Supply Chain Disruptions: A Growing Threat to Food Security and Commerce

Beyond fuel, global disruptions are increasingly dictating domestic inflation trends. The conflict between Russia and Ukraine, for instance, has had a substantial impact on global grain and fertiliser markets, affecting Kenya’s agricultural sector and food prices. Simultaneously, tensions in the Middle East continue to influence oil supply routes, further compounding price pressures.

Recent disruptions to global shipping routes have added another layer of complexity and pressure. Delays affecting critical maritime corridors, including the vital Red Sea passage, have not only increased the cost of delivering imported goods but also extended transit times. For an economy like Kenya’s, which is inherently trade-dependent, these delays translate into higher costs for essential raw materials, vital machinery, and a wide array of consumer goods. These increased import costs are, in turn, invariably passed on to the end consumer.

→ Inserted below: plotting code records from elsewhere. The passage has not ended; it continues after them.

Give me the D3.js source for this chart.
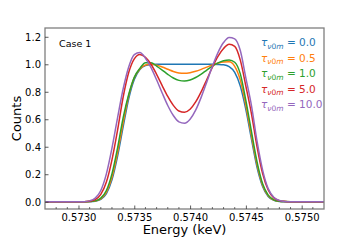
<!DOCTYPE html>
<html>
<head>
<meta charset="utf-8">
<script src="https://cdn.jsdelivr.net/npm/d3@7"></script>
<style>
  body { margin: 0; background: #fff; }
  svg { display: block; }
  svg text { font-family: "DejaVu Sans", sans-serif; }
</style>
</head>
<body>
<svg id="chart" width="360" height="240"></svg>
<script>
// energy grid (keV)
const energy = [0.57270, 0.57300, 0.57305, 0.57310, 0.57315, 0.57320, 0.57325, 0.57330, 0.57335, 0.57340,
  0.57345, 0.57350, 0.57355, 0.57360, 0.57365, 0.57370, 0.57375, 0.57380, 0.57385, 0.57390,
  0.57395, 0.57400, 0.57405, 0.57410, 0.57415, 0.57420, 0.57425, 0.57430, 0.57435, 0.57440,
  0.57445, 0.57450, 0.57455, 0.57460, 0.57465, 0.57470, 0.57475, 0.57480, 0.57485, 0.57490, 0.57520];

const tauLabels = ["0.0", "0.5", "1.0", "5.0", "10.0"];
const tauColors = ["#1f77b4", "#ff7f0e", "#2ca02c", "#d62728", "#9467bd"];

const counts0 = [0, 0, 0, 0.0006, 0.004, 0.017, 0.059, 0.159, 0.33, 0.544,
  0.749, 0.889, 0.962, 0.99, 0.998, 1.0, 1.0, 1.0, 1.0, 1.0,
  1.0, 1.0, 1.0, 1.0, 1.0, 1.0, 0.999, 0.996, 0.983, 0.941,
  0.841, 0.670, 0.456, 0.251, 0.111, 0.038, 0.010, 0.002, 0, 0, 0];
const counts05 = [0, 0, 0, 0.001, 0.005, 0.021, 0.069, 0.178, 0.356, 0.574,
  0.771, 0.903, 0.965, 0.995, 1.0, 0.994, 0.980, 0.964, 0.948, 0.937,
  0.934, 0.939, 0.949, 0.963, 0.979, 0.995, 1.008, 1.016, 1.018, 0.985,
  0.885, 0.70, 0.48, 0.27, 0.12, 0.043, 0.012, 0.003, 0.001, 0, 0];
const counts1 = [0, 0, 0, 0.001, 0.006, 0.026, 0.082, 0.203, 0.39, 0.61,
  0.78, 0.905, 0.97, 1.012, 1.012, 0.987, 0.958, 0.927, 0.900, 0.883,
  0.878, 0.886, 0.904, 0.929, 0.958, 0.986, 1.010, 1.026, 1.032, 1.015,
  0.93, 0.735, 0.51, 0.29, 0.13, 0.048, 0.014, 0.003, 0.001, 0, 0];
const counts5 = [0, 0, 0, 0.003, 0.015, 0.053, 0.143, 0.305, 0.52, 0.76,
  0.94, 1.04, 1.072, 1.051, 1.0, 0.927, 0.845, 0.766, 0.701, 0.660,
  0.651, 0.673, 0.726, 0.801, 0.889, 0.979, 1.058, 1.115, 1.145, 1.13,
  1.03, 0.84, 0.64, 0.40, 0.205, 0.085, 0.028, 0.008, 0.002, 0, 0];
const counts10 = [0, 0, 0.0002, 0.006, 0.026, 0.082, 0.203, 0.39, 0.61, 0.82,
  0.98, 1.07, 1.085, 1.044, 0.976, 0.887, 0.791, 0.700, 0.627, 0.581,
  0.571, 0.600, 0.666, 0.761, 0.872, 0.985, 1.085, 1.158, 1.195, 1.185,
  1.10, 0.90, 0.70, 0.44, 0.23, 0.095, 0.033, 0.009, 0.002, 0, 0];

const xMajorTicks = [0.5730, 0.5735, 0.5740, 0.5745, 0.5750];
const xMinorTicks = [0.5728, 0.5729, 0.5731, 0.5732, 0.5733, 0.5734, 0.5736, 0.5737, 0.5738, 0.5739,
  0.5741, 0.5742, 0.5743, 0.5744, 0.5746, 0.5747, 0.5748, 0.5749, 0.5751];
const yTicks = [0.0, 0.2, 0.4, 0.6, 0.8, 1.0, 1.2];

const allSeries = [counts0, counts05, counts1, counts5, counts10];

const svg = d3.select("#chart");
const margin = { top: 28, right: 36, bottom: 31, left: 45 };
const width = +svg.attr("width");
const height = +svg.attr("height");
const innerWidth = width - margin.left - margin.right;
const innerHeight = height - margin.top - margin.bottom;

const g = svg.append("g")
  .attr("transform", `translate(${margin.left},${margin.top})`);

const x = d3.scaleLinear()
  .domain([0.5727, 0.5752])
  .range([0, innerWidth]);

const y = d3.scaleLinear()
  .domain([-0.053, 1.264])
  .range([innerHeight, 0]);

// --- Lines ---
const line = d3.line()
  .x((d, i) => x(energy[i]))
  .y(d => y(d))
  .curve(d3.curveMonotoneX);

g.append("clipPath").attr("id", "plot-clip")
  .append("rect")
  .attr("width", innerWidth)
  .attr("height", innerHeight);

g.append("g")
  .attr("clip-path", "url(#plot-clip)")
  .selectAll("path")
  .data(allSeries)
  .enter()
  .append("path")
  .attr("fill", "none")
  .attr("stroke", (d, i) => tauColors[i])
  .attr("stroke-width", 1.5)
  .attr("d", line);

// frame
g.append("rect")
  .attr("width", innerWidth)
  .attr("height", innerHeight)
  .attr("fill", "none")
  .attr("stroke", "#7f7f7f")
  .attr("stroke-width", 1.3);

// minor ticks, drawn as plain lines (no labels)
g.append("g")
  .selectAll("line")
  .data(xMinorTicks)
  .enter()
  .append("line")
  .attr("x1", d => x(d))
  .attr("x2", d => x(d))
  .attr("y1", innerHeight)
  .attr("y2", innerHeight - 2)
  .attr("stroke", "#333")
  .attr("stroke-width", 0.7);

const xAxisG = g.append("g")
  .attr("transform", `translate(0,${innerHeight})`)
  .call(d3.axisBottom(x)
    .tickValues(xMajorTicks)
    .tickSize(-3.5)
    .tickPadding(5)
    .tickFormat(d3.format(".4f")));

const yAxisG = g.append("g")
  .call(d3.axisLeft(y)
    .tickValues(yTicks)
    .tickSize(-3.5)
    .tickPadding(4)
    .tickFormat(d3.format(".1f")));

[xAxisG, yAxisG].forEach(a => {
  a.select(".domain").remove();
  a.attr("font-family", null).attr("font-size", null);
  a.selectAll(".tick line").attr("stroke", "#333").attr("stroke-width", 0.8);
  a.selectAll("text").style("font-size", "10px").attr("fill", "#000");
});
// absolute baselines instead of em offsets
xAxisG.selectAll("text").attr("dy", null).attr("y", 12.3);
yAxisG.selectAll("text").attr("dy", null).attr("y", 3.5);

// --- Texts ---
g.append("text")
  .attr("x", 14)
  .attr("y", 18.5)
  .style("font-size", "9.5px")
  .text("Case 1");

const legend = g.append("g")
  .attr("transform", `translate(${216},0)`);

tauLabels.forEach((lab, i) => {
  const base = 18 + i * 15.6;
  const t = legend.append("text")
    .attr("x", 0)
    .attr("y", base)
    .attr("fill", tauColors[i])
    .style("font-size", "10.5px");
  t.append("tspan").style("font-style", "italic").text("τ");
  t.append("tspan")
    .attr("y", base + 2.5)
    .style("font-size", "7.5px")
    .style("font-style", "italic")
    .text("ν");
  t.append("tspan").attr("y", base + 2.5).style("font-size", "7.5px").text("0");
  t.append("tspan").attr("y", base + 2.5).style("font-size", "7.5px").style("font-style", "italic").text("m");
  t.append("tspan").attr("y", base).text(" = " + lab);
});

svg.append("text")
  .attr("x", margin.left + innerWidth / 2)
  .attr("y", 234)
  .attr("text-anchor", "middle")
  .style("font-size", "13px")
  .text("Energy (keV)");

svg.append("text")
  .attr("transform", `translate(21,${margin.top + innerHeight / 2}) rotate(-90)`)
  .attr("text-anchor", "middle")
  .style("font-size", "13px")
  .text("Counts");
</script>
</body>
</html>
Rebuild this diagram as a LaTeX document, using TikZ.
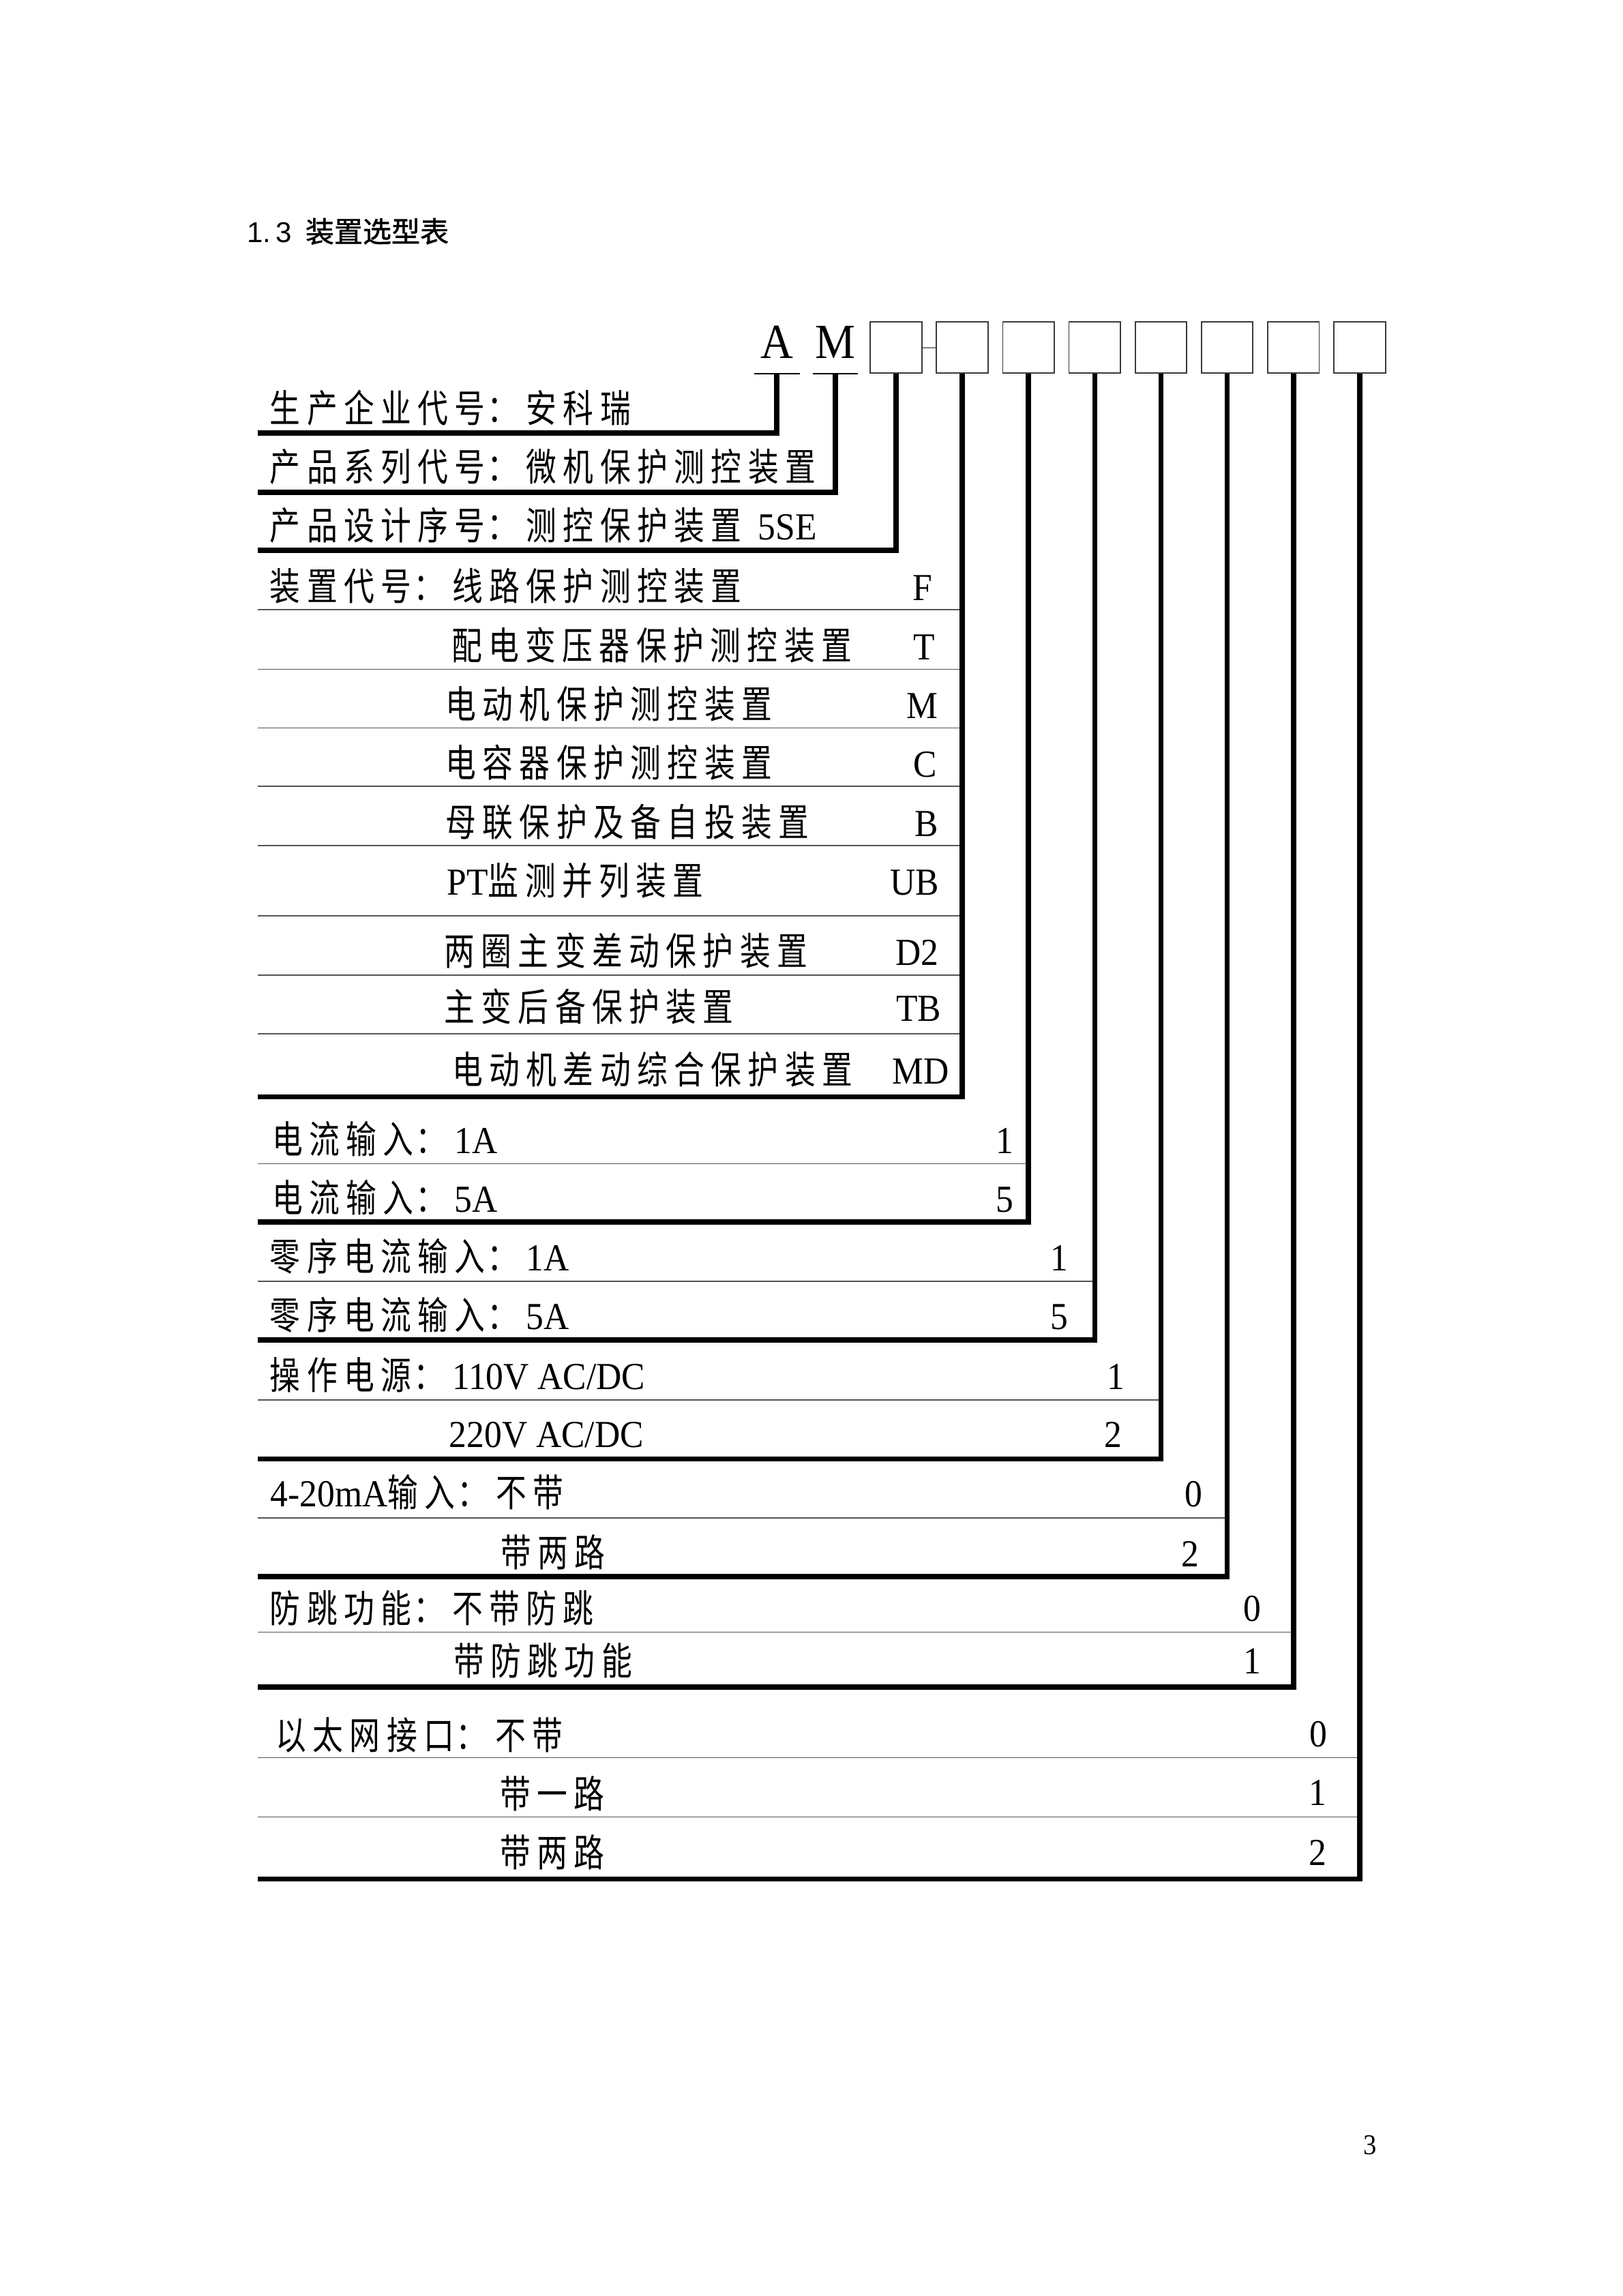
\documentclass[tikz,border=0pt]{standalone}
\usepackage{fontspec}
\setmainfont[FakeStretch=0.92]{Liberation Serif}
\setsansfont{Liberation Sans}
\newfontfamily\cjk[FakeStretch=0.8,LetterSpace=16.8]{Noto Sans CJK SC}
\newfontfamily\cjkhead[FakeBold=1.2]{Noto Sans CJK SC}
\usepackage{tikz}
\usetikzlibrary{positioning}
\definecolor{rulegrey}{HTML}{555555}
\definecolor{boxgrey}{HTML}{3A3A3A}
\newcommand{\zh}[1]{{\cjk\fontsize{14}{16}\selectfont #1}}
\newcommand{\zhcolon}{\hspace{0.7pt}\zh{：}\hspace{3.1pt}}
\tikzset{
  code box/.style    = {draw=boxgrey, line width=0.45pt, minimum size=18.9pt,
                        inner sep=0pt},
  code letter/.style = {font=\fontsize{18}{20}\selectfont, anchor=base,
                        inner sep=0pt, minimum width=16.3pt, text depth=5.5pt},
  letter rule/.style = {black, line width=0.45pt},
  lead/.style        = {black, line width=1.9pt},
  rule/.style        = {rulegrey, line width=0.35pt},
  box link/.style    = {black!50, line width=0.5pt},
  item text/.style   = {anchor=base west, inner sep=0pt,
                        font=\fontsize{14}{16}\selectfont},
  code mark/.style   = {anchor=base east, inner sep=0pt,
                        font=\fontsize{14}{16}\selectfont},
  code digit/.style  = {anchor=base, inner sep=0pt,
                        font=\fontsize{14}{16}\selectfont},
}
\begin{document}
\begin{tikzpicture}[x=0.5368pt, y=-0.5368pt]
    \useasboundingbox (0,0) rectangle (1108,1568);
    \node[anchor=base west, inner sep=0pt, font=\fontsize{10.5}{12}\selectfont]
      (heading) at (168.5,165.4) {\sffamily 1.\,3\hspace{5pt}{\cjkhead 装置选型表}};

    % model code: A M and eight boxes
    \node[code letter] (A) at (530.5,244.5) {A};
    \node[code letter] (M) at (570.5,244.5) {M};
    \draw[letter rule] (A.south west) -- (A.south east);
    \draw[letter rule] (M.south west) -- (M.south east);
    \foreach \i in {1,...,8}
      \node[code box] (b\i) at ({611.9+(\i-1)*45.23},237.3) {};
    \draw[box link] (b1) -- (b2);

    % thin rules inside each group
    \foreach \b/\y in {b2/416.4, b2/457, b2/497, b2/537, b2/577.5, b2/625.5,
                       b2/666, b2/706, b3/794.6, b4/875, b5/956, b6/1036.7,
                       b7/1114.6, b8/1200.3, b8/1240.8}
      \draw[rule] (176.2,\y) -- (\b.south |- 0,\y);

    % leads from the code down and to the left
    \foreach \b/\y in {A/295.7, M/336.1, b1/375.7, b2/749, b3/834.6, b4/915,
                       b5/996.3, b6/1076.7, b7/1152, b8/1283.2} {
      \coordinate (\b end) at (176.2,\y);
      \draw[lead] (\b.south) |- (\b end);
    }

    % maker, series, design
    \node[item text] (r1) at (184,288.5) {\zh{生产企业代号}\zhcolon\zh{安科瑞}};
    \node[item text] (r2) at (184,328.5) {\zh{产品系列代号}\zhcolon\zh{微机保护测控装置}};
    \node[item text] (r3) at (184,368.5) {\zh{产品设计序号}\zhcolon\zh{测控保护装置}\hspace{6pt}5SE};

    % device code
    \node[item text] (d1) at (184,410) {\zh{装置代号}\zhcolon\zh{线路保护测控装置}};
    \node[item text] (d2) at (308,450.5) {\zh{配电变压器保护测控装置}};
    \node[item text] (d3) at (304,490.5) {\zh{电动机保护测控装置}};
    \node[item text] (d4) at (304,530.5) {\zh{电容器保护测控装置}};
    \node[item text] (d5) at (304,571) {\zh{母联保护及备自投装置}};
    \node[item text] (d6) at (305,611) {PT\zh{监测并列装置}};
    \node[item text] (d7) at (303,659) {\zh{两圈主变差动保护装置}};
    \node[item text] (d8) at (303,697.5) {\zh{主变后备保护装置}};
    \node[item text] (d9) at (308.5,740) {\zh{电动机差动综合保护装置}};
    \node[code mark] (d1 code) at (637,410) {F};
    \node[code mark] (d2 code) at (639,450.5) {T};
    \node[code mark] (d3 code) at (641,490.5) {M};
    \node[code mark] (d4 code) at (640,530.5) {C};
    \node[code mark] (d5 code) at (641,571) {B};
    \node[code mark] (d6 code) at (641.5,611) {UB};
    \node[code mark] (d7 code) at (641.5,659) {D2};
    \node[code mark] (d8 code) at (643,697.5) {TB};
    \node[code mark] (d9 code) at (648.4,740) {MD};

    % current inputs
    \node[item text] (c1) at (185.5,787.6) {\zh{电流输入}\zhcolon 1A};
    \node[item text] (c2) at (185.5,827.7) {\zh{电流输入}\zhcolon 5A};
    \node[code digit] (c1 code) at (686,787.6) {1};
    \node[code digit] (c2 code) at (686,827.7) {5};
    \node[item text] (z1) at (184,868) {\zh{零序电流输入}\zhcolon 1A};
    \node[item text] (z2) at (184,908) {\zh{零序电流输入}\zhcolon 5A};
    \node[code digit] (z1 code) at (723.3,868) {1};
    \node[code digit] (z2 code) at (723.3,908) {5};

    % supply and options
    \node[item text] (p1) at (184,948.8) {\zh{操作电源}\zhcolon 110V AC/DC};
    \node[item text] (p2) at (306.5,988.2) {220V AC/DC};
    \node[code digit] (p1 code) at (762,948.8) {1};
    \node[code digit] (p2 code) at (760,988.2) {2};
    \node[item text] (m1) at (184.5,1028.8) {4-20mA\zh{输入}\zhcolon\zh{不带}};
    \node[item text] (m2) at (341.5,1070) {\zh{带两路}};
    \node[code digit] (m1 code) at (815,1028.8) {0};
    \node[code digit] (m2 code) at (813,1070) {2};
    \node[item text] (j1) at (184,1108) {\zh{防跳功能}\zhcolon\zh{不带防跳}};
    \node[item text] (j2) at (309.5,1144) {\zh{带防跳功能}};
    \node[code digit] (j1 code) at (855,1107) {0};
    \node[code digit] (j2 code) at (855,1143) {1};
    \node[item text] (n1) at (188,1194.5) {\zh{以太网接口}\zhcolon\zh{不带}};
    \node[item text] (n2) at (341,1235) {\zh{带一路}};
    \node[item text] (n3) at (341,1274.8) {\zh{带两路}};
    \node[code digit] (n1 code) at (900.5,1193) {0};
    \node[code digit] (n2 code) at (900,1233) {1};
    \node[code digit] (n3 code) at (900,1274) {2};

    \node[code digit, font=\fontsize{10.5}{12}\selectfont] (page) at (935.5,1471.3) {3};
\end{tikzpicture}
\end{document}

Food security stands out as another area particularly vulnerable to these global shocks. Kenya imports a significant proportion of its wheat, edible oils, and fertiliser. When global supply chains experience disruptions, the prices of these crucial commodities can skyrocket, creating a dual challenge.

  • Impact on Consumers: Higher food prices directly strain household budgets, particularly for low-income families who dedicate a larger portion of their income to essential food items.
  • Impact on Farmers: Increased fertiliser prices can significantly reduce agricultural productivity, leading to lower yields and potentially exacerbating food shortages.

The broader implication of these interconnected global events is a growing sense of economic fragility. Kenya’s significant reliance on imports renders it highly exposed to external shocks. Compounding this vulnerability is the nation’s limited fiscal space, which constrains the government’s ability to fully shield its citizens from sudden and sharp price increases. While subsidy programs can offer temporary relief, their long-term sustainability often remains a significant concern.

Seizing the Opportunity: A Call for Economic Resilience and Diversification

Despite the formidable challenges presented by the current global climate, this period of heightened volatility also presents a critical opportunity for strategic reform and a re-evaluation of Kenya’s economic structure. The ongoing global disruptions are, in essence, compelling the nation to prioritize and accelerate initiatives that foster greater economic resilience.

Key areas for strategic focus include:

  • Energy Diversification: Reducing reliance on imported fossil fuels by accelerating investment in local refining capacity and significantly expanding the adoption of renewable energy sources. These are no longer optional considerations but strategic imperatives for long-term stability.
  • Strengthening Local Food Production: Implementing policies and investments aimed at bolstering domestic agricultural output and decreasing dependence on imported staple foods. This includes supporting local farmers, improving infrastructure, and promoting sustainable farming practices.
  • Enhancing Regional Trade: Leveraging frameworks such as the African Continental Free Trade Area (AfCFTA) to strengthen supply chains within the African continent. This can serve as a crucial buffer against global volatility, fostering more resilient markets closer to home and reducing exposure to distant disruptions.

Ultimately, the current global environment has starkly exposed a fundamental truth: economic stability can no longer be guaranteed by geographical distance. The events unfolding in distant oil fields, along critical shipping routes, and on foreign battlefronts now have a direct and palpable impact on the cost of living in Kenyan cities like Nairobi and Mombasa, as well as in its rural communities. The pertinent question for Kenya is no longer if it will be affected by global shocks, but rather, how quickly and effectively it can adapt and build the resilience necessary to navigate these inevitable challenges.